** START DATA ENTRIES **

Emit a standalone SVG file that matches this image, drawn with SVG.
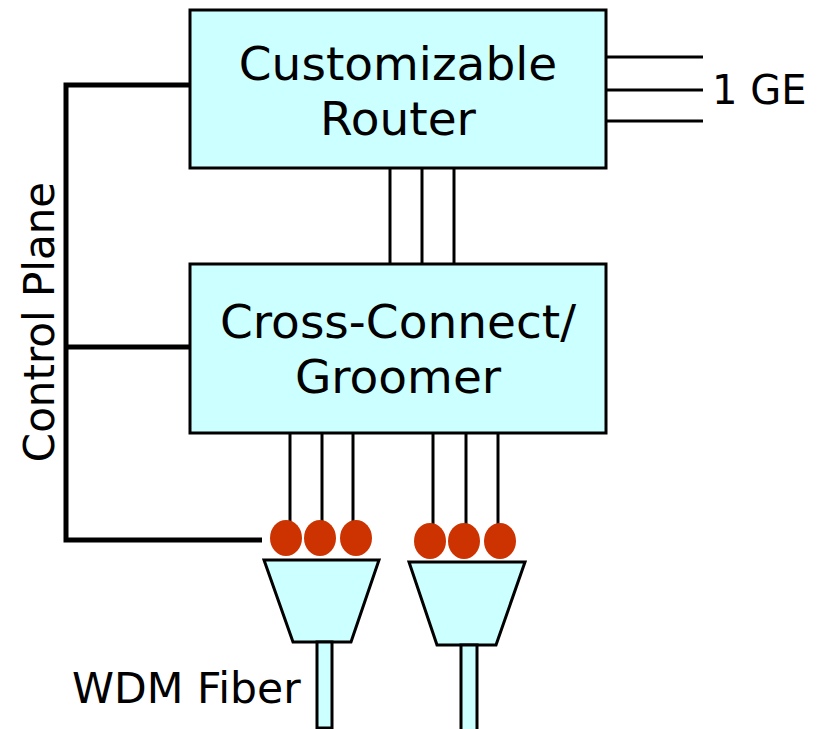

** END DATA ENTRIES **
** START DATA ENTRIES **

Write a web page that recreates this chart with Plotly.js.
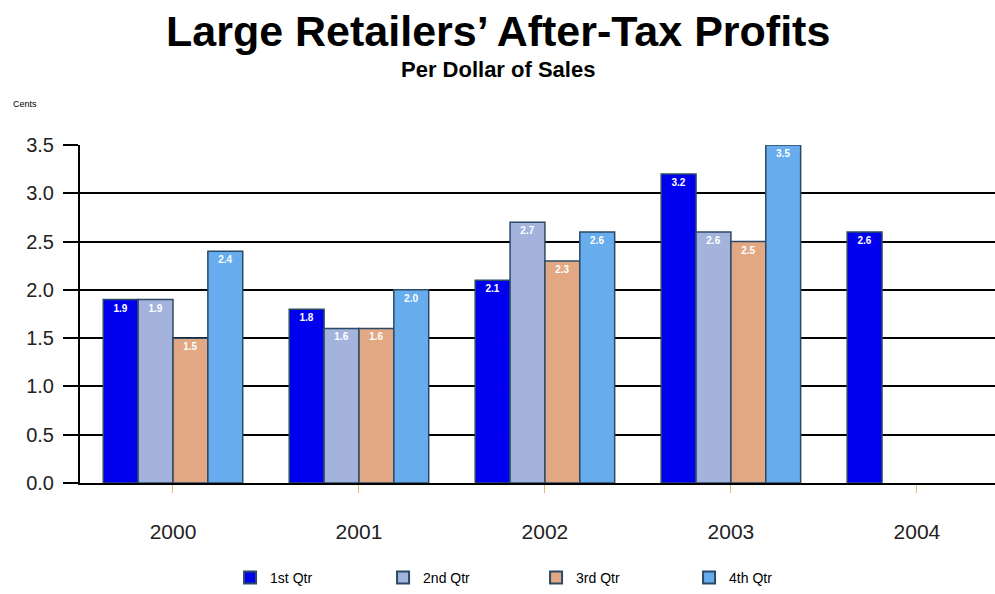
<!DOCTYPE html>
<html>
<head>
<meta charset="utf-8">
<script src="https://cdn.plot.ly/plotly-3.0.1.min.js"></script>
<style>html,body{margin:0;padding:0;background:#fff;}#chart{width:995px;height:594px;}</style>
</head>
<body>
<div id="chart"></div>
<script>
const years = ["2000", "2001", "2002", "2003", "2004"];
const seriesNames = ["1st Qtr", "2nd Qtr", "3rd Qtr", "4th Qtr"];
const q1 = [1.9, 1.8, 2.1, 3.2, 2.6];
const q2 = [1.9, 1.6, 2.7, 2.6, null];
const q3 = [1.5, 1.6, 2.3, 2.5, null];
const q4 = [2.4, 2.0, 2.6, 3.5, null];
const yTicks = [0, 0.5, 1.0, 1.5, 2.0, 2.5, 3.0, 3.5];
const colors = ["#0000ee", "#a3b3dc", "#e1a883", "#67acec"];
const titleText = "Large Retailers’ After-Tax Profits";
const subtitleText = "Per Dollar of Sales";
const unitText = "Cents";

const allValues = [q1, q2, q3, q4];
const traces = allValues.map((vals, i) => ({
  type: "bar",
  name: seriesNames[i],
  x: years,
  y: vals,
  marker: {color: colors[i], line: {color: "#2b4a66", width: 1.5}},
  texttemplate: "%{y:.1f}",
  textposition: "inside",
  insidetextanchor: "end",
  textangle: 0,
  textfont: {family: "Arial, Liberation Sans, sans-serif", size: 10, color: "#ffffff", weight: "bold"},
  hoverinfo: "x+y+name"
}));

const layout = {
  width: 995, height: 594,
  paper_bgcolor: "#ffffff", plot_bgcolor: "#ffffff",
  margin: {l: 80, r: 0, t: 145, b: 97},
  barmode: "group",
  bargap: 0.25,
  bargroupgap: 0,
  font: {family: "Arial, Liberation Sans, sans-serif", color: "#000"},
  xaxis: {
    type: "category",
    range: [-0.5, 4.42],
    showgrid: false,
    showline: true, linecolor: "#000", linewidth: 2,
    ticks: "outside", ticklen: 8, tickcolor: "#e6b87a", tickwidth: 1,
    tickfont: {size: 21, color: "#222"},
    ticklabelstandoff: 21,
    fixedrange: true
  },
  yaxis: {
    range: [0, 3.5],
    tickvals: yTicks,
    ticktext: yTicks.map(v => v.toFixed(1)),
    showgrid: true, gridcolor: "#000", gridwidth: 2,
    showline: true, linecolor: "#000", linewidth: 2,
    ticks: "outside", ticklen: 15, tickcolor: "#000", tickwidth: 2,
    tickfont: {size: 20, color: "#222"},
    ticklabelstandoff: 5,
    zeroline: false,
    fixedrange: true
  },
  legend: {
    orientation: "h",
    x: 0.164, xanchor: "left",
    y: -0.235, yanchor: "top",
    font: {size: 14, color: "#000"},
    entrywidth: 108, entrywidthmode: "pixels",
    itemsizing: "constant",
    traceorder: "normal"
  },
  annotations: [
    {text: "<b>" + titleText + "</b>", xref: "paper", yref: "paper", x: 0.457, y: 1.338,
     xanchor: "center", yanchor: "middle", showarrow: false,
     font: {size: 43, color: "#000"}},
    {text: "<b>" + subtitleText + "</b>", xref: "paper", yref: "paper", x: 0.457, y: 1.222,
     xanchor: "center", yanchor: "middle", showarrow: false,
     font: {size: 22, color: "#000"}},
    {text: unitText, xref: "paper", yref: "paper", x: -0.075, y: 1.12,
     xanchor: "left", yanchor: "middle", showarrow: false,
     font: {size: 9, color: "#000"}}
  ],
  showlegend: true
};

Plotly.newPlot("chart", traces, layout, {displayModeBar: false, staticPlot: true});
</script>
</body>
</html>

** END DATA ENTRIES **
** START DATA ENTRIES **

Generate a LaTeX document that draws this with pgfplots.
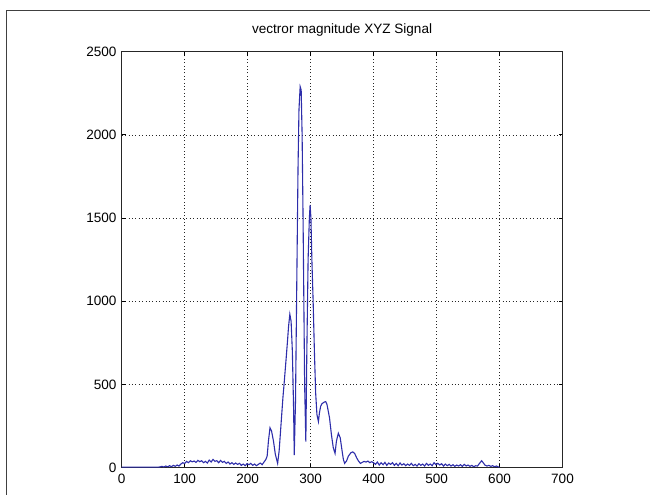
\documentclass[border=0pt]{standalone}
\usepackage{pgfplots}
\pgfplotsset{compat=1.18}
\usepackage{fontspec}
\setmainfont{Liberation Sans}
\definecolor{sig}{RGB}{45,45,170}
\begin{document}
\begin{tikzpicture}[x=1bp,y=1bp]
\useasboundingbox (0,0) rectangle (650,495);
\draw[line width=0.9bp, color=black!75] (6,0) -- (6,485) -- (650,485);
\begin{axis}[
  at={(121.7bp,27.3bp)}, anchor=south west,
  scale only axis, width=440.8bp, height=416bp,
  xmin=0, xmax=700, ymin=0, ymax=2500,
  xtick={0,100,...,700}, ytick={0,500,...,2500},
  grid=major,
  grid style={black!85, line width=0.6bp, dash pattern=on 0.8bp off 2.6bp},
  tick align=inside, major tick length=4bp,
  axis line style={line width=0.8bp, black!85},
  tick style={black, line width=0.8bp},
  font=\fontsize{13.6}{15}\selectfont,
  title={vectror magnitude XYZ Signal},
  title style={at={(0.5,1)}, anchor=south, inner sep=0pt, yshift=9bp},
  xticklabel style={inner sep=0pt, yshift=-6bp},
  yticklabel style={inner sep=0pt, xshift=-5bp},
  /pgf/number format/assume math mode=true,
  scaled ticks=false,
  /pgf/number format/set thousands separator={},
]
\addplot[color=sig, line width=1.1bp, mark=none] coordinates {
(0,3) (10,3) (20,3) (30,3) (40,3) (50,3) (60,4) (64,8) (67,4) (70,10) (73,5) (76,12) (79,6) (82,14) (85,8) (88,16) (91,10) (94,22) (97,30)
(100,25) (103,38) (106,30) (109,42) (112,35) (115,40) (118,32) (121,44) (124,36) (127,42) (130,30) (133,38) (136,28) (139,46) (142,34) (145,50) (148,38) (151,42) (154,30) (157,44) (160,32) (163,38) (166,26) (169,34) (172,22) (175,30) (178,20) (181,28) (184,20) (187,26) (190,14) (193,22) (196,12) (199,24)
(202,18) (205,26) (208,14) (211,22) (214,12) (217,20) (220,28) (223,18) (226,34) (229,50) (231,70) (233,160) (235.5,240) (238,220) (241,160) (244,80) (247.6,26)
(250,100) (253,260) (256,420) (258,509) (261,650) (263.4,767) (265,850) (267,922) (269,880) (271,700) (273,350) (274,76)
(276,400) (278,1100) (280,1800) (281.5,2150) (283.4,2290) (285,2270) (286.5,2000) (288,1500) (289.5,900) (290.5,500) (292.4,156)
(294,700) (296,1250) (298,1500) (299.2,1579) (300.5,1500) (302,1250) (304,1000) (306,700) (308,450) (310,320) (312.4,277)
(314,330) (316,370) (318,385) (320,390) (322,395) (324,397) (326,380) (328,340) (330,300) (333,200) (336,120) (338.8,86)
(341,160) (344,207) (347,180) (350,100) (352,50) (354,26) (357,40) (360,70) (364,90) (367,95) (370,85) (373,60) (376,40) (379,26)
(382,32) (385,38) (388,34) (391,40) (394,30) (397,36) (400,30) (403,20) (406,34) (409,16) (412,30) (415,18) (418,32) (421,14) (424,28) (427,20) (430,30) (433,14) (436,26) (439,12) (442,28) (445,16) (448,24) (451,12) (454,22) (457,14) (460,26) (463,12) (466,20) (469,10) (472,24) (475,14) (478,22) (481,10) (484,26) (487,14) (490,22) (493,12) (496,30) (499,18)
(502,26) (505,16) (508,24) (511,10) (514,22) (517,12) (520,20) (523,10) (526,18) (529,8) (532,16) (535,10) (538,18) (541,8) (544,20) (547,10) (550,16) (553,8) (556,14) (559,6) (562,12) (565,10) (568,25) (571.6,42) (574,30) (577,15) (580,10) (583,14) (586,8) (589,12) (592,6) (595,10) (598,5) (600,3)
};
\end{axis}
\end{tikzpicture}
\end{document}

** END DATA ENTRIES **

■ **PROBLEM TO SOLVE**
Look through the data above. Each line containing the word "this" needs to be copied.

■ **REPLY**
Emit a standalone SVG file that matches this image, drawn with SVG.
Write a web page that recreates this chart with Plotly.js.
Generate a LaTeX document that draws this with pgfplots.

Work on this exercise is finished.